Seeing that animals which resemble each other are of common descent from some earlier form, to establish the line of descent is to determine in great part the classification. Much assistance in this direction is derived from embryology, or the history of the development of the individual (ontogeny); so that it may be said that the ontogeny indicates, though it does not actually determine, the line of descent (phylogeny); and it is owing to the importance of this truth that naturalists have in recent years given so much attention to comparative embryology.

It will be inferred that a natural system of classification must be based both on function and structure, though chiefly on the latter, since organs of very different origin may have a similar function; or, to express this otherwise, homologous structures may not be analogous; and homology gives the better basis for classification.
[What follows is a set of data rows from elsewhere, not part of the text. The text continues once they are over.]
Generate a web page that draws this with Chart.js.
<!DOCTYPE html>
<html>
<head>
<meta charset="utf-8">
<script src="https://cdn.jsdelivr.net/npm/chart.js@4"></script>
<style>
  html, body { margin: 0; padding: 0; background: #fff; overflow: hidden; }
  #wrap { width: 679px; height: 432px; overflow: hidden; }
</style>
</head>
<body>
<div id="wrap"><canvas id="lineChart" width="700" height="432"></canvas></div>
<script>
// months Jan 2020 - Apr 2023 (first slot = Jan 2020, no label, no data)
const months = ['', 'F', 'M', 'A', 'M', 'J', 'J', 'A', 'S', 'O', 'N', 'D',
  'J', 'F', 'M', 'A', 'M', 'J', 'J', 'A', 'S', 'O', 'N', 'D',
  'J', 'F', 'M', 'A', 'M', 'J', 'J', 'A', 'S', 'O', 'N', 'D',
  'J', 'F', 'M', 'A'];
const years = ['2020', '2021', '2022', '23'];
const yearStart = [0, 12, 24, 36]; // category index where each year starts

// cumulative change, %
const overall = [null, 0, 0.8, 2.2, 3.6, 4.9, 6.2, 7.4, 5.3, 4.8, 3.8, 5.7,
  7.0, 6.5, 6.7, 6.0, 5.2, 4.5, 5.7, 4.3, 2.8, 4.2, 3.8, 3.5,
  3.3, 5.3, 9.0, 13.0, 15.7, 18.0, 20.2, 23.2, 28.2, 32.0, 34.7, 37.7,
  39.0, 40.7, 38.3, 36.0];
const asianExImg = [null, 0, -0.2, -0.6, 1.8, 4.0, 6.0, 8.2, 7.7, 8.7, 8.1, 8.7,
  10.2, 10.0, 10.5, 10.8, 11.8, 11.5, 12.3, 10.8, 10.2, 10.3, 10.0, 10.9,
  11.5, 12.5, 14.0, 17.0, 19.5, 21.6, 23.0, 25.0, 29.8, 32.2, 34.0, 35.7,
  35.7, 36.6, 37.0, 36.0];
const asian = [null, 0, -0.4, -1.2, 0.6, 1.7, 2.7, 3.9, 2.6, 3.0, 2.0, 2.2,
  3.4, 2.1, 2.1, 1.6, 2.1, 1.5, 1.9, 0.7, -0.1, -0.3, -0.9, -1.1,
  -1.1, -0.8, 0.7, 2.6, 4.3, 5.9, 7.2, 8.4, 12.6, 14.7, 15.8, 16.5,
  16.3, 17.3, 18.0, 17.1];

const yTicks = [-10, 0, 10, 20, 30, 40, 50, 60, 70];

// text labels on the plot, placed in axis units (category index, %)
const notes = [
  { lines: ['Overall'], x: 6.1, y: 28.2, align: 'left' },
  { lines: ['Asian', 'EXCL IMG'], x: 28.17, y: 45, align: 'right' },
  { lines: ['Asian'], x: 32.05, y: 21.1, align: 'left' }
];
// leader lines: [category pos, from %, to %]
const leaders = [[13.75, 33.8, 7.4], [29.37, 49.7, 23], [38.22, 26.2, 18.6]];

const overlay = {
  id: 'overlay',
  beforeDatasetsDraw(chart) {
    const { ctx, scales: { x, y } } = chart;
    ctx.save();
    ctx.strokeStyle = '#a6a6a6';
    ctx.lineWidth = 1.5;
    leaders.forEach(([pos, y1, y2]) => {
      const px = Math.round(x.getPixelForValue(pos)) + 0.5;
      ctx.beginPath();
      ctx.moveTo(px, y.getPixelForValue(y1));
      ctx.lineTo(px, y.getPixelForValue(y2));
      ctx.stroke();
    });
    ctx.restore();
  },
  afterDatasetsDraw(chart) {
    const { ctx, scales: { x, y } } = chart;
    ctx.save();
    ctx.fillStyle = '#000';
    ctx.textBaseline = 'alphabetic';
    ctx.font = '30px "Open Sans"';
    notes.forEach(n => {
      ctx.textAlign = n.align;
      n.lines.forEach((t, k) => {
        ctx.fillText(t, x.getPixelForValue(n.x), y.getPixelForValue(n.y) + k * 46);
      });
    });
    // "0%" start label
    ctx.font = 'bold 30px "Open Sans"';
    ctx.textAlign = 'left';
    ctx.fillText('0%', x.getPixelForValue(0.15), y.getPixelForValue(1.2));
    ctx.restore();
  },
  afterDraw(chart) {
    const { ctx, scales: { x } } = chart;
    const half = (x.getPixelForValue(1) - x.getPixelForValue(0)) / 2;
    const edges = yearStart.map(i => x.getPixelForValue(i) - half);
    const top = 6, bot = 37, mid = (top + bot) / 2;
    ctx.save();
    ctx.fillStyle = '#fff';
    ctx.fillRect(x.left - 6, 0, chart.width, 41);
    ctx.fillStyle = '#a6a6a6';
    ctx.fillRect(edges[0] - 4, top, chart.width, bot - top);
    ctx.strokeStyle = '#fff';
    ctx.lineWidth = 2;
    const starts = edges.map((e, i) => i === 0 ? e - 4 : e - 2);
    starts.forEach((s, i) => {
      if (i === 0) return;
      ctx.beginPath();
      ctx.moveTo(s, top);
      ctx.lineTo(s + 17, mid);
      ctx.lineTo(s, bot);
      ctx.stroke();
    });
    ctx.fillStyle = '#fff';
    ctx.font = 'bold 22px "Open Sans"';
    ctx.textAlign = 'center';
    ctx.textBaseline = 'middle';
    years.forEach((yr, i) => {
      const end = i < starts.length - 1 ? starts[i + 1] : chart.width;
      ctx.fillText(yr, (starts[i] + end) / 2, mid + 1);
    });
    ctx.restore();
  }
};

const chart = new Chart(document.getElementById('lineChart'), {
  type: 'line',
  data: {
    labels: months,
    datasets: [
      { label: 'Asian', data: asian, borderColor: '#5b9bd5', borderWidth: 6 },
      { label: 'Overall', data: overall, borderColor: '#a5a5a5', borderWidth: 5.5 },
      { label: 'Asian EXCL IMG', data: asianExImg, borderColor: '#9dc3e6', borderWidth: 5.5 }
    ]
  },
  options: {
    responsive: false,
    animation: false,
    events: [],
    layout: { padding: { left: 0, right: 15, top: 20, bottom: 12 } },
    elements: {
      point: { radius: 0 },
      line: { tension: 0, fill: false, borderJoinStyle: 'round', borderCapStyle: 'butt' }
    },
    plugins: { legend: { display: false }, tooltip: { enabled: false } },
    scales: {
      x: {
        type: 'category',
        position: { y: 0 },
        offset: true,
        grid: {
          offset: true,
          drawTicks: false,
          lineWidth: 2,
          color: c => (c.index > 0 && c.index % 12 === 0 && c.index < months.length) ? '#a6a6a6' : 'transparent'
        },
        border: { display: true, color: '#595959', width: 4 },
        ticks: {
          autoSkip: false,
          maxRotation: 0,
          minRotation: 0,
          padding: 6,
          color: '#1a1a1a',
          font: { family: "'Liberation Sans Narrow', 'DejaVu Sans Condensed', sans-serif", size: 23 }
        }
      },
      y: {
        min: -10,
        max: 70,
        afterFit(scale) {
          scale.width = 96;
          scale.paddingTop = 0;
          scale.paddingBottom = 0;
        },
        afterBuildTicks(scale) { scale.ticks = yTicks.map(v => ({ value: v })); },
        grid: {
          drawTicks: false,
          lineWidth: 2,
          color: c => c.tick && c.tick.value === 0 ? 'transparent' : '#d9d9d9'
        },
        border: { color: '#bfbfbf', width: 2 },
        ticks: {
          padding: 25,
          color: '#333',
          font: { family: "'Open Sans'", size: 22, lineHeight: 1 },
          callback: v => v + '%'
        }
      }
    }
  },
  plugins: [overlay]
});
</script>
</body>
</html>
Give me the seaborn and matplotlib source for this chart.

To illustrate, the wing of a bat and a bird are both homologous and analogous; the wing of a butterfly is analogous but not homologous with these; manifestly, to classify bats and birds together would be better than to put birds and insects in the same group, thus leaving other points of relationship out of consideration.

The broadest possible division of the animal kingdom is into groups, including respectively one-celled and many-celled forms—i. e., into Protozoa and Metazoa. As the wider the grouping the less are differences considered, it follows that the more subdivided the groups the more complete is the information conveyed: thus, to say that a dog is a metazoan is to convey a certain amount of information; that it is a vertebrate, more; that it is a mammal, a good deal more, because each of the latter terms includes the former.